Root processes are named families that group related processes. Every process in the process schema must belong to a root process. Root processes themselves are stored in process.root_process and registered before any other processes in the setup_processes workflow.

Process file

File: ./setup/zzz/ai4sh/setup_processes/json_ai4sh/root_process/root_processes_v10_sql.json

Registered root processes

The AI4SH database registers two root processes:

manage_table_data

{
  "process": "add_root_process",
  "parameters": {
    "root_process_id": "manage_table_data",
    "title": "Manage table data",
    "label": "Root for processes for inserting, updating and deleting table data"
  }
}

All data management operations — inserting, updating, and deleting records in any schema — belong to this root. Every process registered in the subsequent community, utility, observation_utility, observation, landscape, and eDNA process files will reference manage_table_data as its root.

translate_data

{
  "process": "translate_data",
  "parameters": {
    "root_process_id": "translate_data",
    "title": "Translate data",
    "label": "Process for translating data between different formats — note that translate data does not affect the database, it prepares data in different formats to be handled by other processes."
  }
}

Translation processes convert data between formats (e.g. from a tabular spreadsheet to the JSON process file format expected by the framework).

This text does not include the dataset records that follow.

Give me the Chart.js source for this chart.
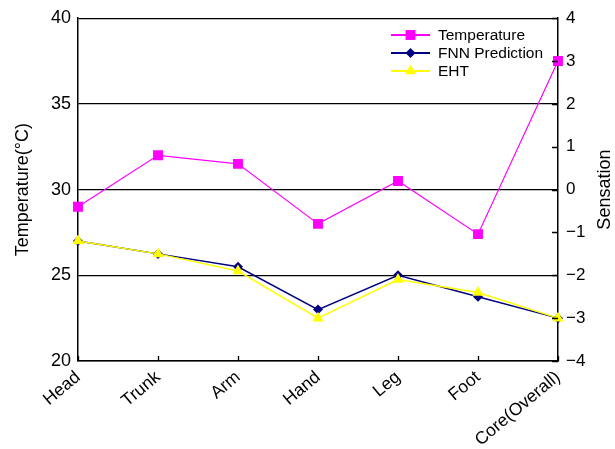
<!DOCTYPE html>
<html>
<head>
<meta charset="utf-8">
<script src="https://cdn.jsdelivr.net/npm/chart.js@4/dist/chart.umd.min.js"></script>
<style>
  html, body { margin: 0; padding: 0; background: #fff; }
  #wrap { width: 615px; height: 449px; position: relative; }
</style>
</head>
<body>
<div id="wrap"><canvas id="c" width="615" height="449"></canvas></div>
<script>
// Body regions along the x axis
const categories = ['Head', 'Trunk', 'Arm', 'Hand', 'Leg', 'Foot', 'Core(Overall)'];

// Skin / core temperature (°C), left axis
const temperature = [29.0, 32.0, 31.5, 28.0, 30.5, 27.4, 37.5];
// Thermal sensation, right axis
const fnnPrediction = [-1.2, -1.5, -1.8, -2.8, -2.0, -2.5, -3.0];
const eht = [-1.2, -1.5, -1.9, -3.0, -2.1, -2.4, -3.0];

// Tick values
const tempTicks = [20, 25, 30, 35, 40];
const sensationTicks = [-4, -3, -2, -1, 0, 1, 2, 3, 4];

const FONT = "'Liberation Sans', Arial, Helvetica, sans-serif";

const fmtSigned = v => (v < 0 ? '\u2212' + Math.abs(v) : String(v));

// Short inward tick marks on the right and bottom axes
const innerTicks = {
  id: 'innerTicks',
  afterDraw(chart) {
    const { ctx, chartArea: a } = chart;
    const yR = chart.scales.yR, x = chart.scales.x;
    ctx.save();
    ctx.strokeStyle = '#000';
    ctx.lineWidth = 1.3;
    ctx.beginPath();
    sensationTicks.forEach(v => {
      const py = Math.round(yR.getPixelForValue(v)) + 0.5;
      ctx.moveTo(a.right - 6, py);
      ctx.lineTo(a.right, py);
    });
    categories.forEach((c, i) => {
      const px = Math.round(x.getPixelForValue(i)) + 0.5;
      ctx.moveTo(px, a.bottom);
      ctx.lineTo(px, a.bottom - 5);
    });
    ctx.stroke();
    ctx.restore();
  }
};

// Axis titles, both reading bottom to top
const axisTitles = {
  id: 'axisTitles',
  afterDraw(chart) {
    const { ctx, chartArea: a } = chart;
    const cy = (a.top + a.bottom) / 2;
    const drawTitle = (text, x, y) => {
      ctx.save();
      ctx.fillStyle = '#000';
      ctx.font = '18px ' + FONT;
      ctx.textAlign = 'center';
      ctx.textBaseline = 'middle';
      ctx.translate(x, y);
      ctx.rotate(-Math.PI / 2);
      ctx.fillText(text, 0, 0);
      ctx.restore();
    };
    drawTitle('Temperature(\u00B0C)', 23, cy);
    drawTitle('Sensation', 605, cy);
  }
};

// Legend box in the upper right of the plot
const insideLegend = {
  id: 'insideLegend',
  afterDraw(chart) {
    const { ctx } = chart;
    const x0 = 391, x1 = 430, tx = 438;
    const rowY = [35, 53, 71];
    chart.data.datasets.forEach((ds, i) => {
      const y = rowY[i];
      ctx.save();
      ctx.strokeStyle = ds.borderColor;
      ctx.lineWidth = 2;
      ctx.beginPath();
      ctx.moveTo(x0, y);
      ctx.lineTo(x1, y);
      ctx.stroke();
      ctx.fillStyle = ds.pointBackgroundColor;
      ctx.strokeStyle = ds.pointBorderColor;
      ctx.lineWidth = 0.01;
      Chart.helpers.drawPoint(ctx, {
        pointStyle: ds.pointStyle,
        radius: ds.pointRadius,
        borderWidth: 0
      }, (x0 + x1) / 2, y);
      ctx.fillStyle = '#000';
      ctx.font = '15.5px ' + FONT;
      ctx.textAlign = 'left';
      ctx.textBaseline = 'middle';
      ctx.fillText(ds.label, tx, y + 1);
      ctx.restore();
    });
  }
};

const ctx = document.getElementById('c').getContext('2d');
new Chart(ctx, {
  type: 'line',
  data: {
    labels: categories,
    datasets: [
      {
        label: 'Temperature',
        data: temperature,
        yAxisID: 'y',
        borderColor: '#ff00ff',
        backgroundColor: '#ff00ff',
        pointBackgroundColor: '#ff00ff',
        pointBorderColor: '#ff00ff',
        borderWidth: 1.2,
        pointStyle: 'rect',
        pointRadius: 7,
        pointBorderWidth: 0,
        tension: 0,
        order: 2
      },
      {
        label: 'FNN Prediction',
        data: fnnPrediction,
        yAxisID: 'yR',
        borderColor: '#000080',
        backgroundColor: '#000080',
        pointBackgroundColor: '#000080',
        pointBorderColor: '#000080',
        borderWidth: 1.5,
        pointStyle: 'rectRot',
        pointRadius: 5,
        pointBorderWidth: 0,
        tension: 0,
        order: 1
      },
      {
        label: 'EHT',
        data: eht,
        yAxisID: 'yR',
        borderColor: '#ffff00',
        backgroundColor: '#ffff00',
        pointBackgroundColor: '#ffff00',
        pointBorderColor: '#ffff00',
        borderWidth: 1.5,
        pointStyle: 'triangle',
        pointRadius: 6.5,
        pointBorderWidth: 0,
        tension: 0,
        order: 0
      }
    ]
  },
  options: {
    responsive: false,
    animation: false,
    events: [],
    layout: { padding: { top: 15, left: 0, right: 0, bottom: 0 } },
    plugins: { legend: { display: false }, tooltip: { enabled: false } },
    scales: {
      x: {
        type: 'category',
        offset: false,
        grid: { display: false, drawTicks: false },
        border: { display: true, color: '#000', width: 1.5 },
        ticks: {
          color: '#000',
          font: { family: FONT, size: 17.5 },
          minRotation: 40,
          maxRotation: 40,
          autoSkip: false,
          padding: 6
        },
        afterFit(s) { s.height = 88; }
      },
      y: {
        position: 'left',
        min: 20,
        max: 40,
        afterBuildTicks(s) { s.ticks = tempTicks.map(v => ({ value: v })); },
        grid: { color: '#000', lineWidth: 1.3, drawTicks: false },
        border: { display: true, color: '#000', width: 1.5 },
        ticks: {
          color: '#000',
          font: { family: FONT, size: 18 },
          padding: 7
        },
        afterFit(s) { s.width = 78; }
      },
      yR: {
        position: 'right',
        min: -4,
        max: 4,
        afterBuildTicks(s) { s.ticks = sensationTicks.map(v => ({ value: v })); },
        grid: { drawOnChartArea: false, drawTicks: false },
        border: { display: true, color: '#000', width: 1.5 },
        ticks: {
          color: '#000',
          font: { family: FONT, size: 17 },
          padding: 8,
          callback: v => fmtSigned(v)
        },
        afterFit(s) { s.width = 57; }
      }
    }
  },
  plugins: [innerTicks, axisTitles, insideLegend]
});
</script>
</body>
</html>
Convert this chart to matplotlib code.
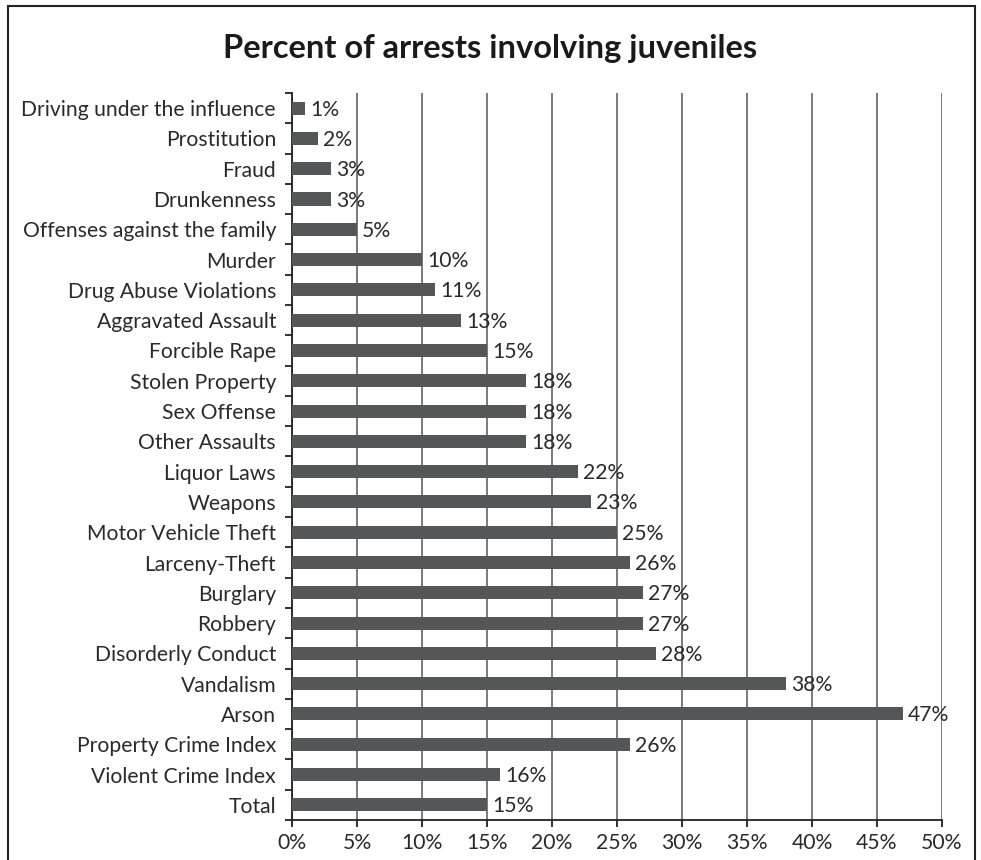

Crucially, translation processes do not write to the database directly — they prepare data for subsequent processes that do.

Why root processes matter

The root process is part of the primary key structure for process lookup. When the framework receives a process call it uses both the root_process_id and the process_id to find the correct Python function to execute. This two-level lookup means you can have the same process name in different root families without collision.

Root processes also serve as a grouping mechanism in the user interface — all processes under manage_table_data can be presented together as the “data management” operations for a given schema.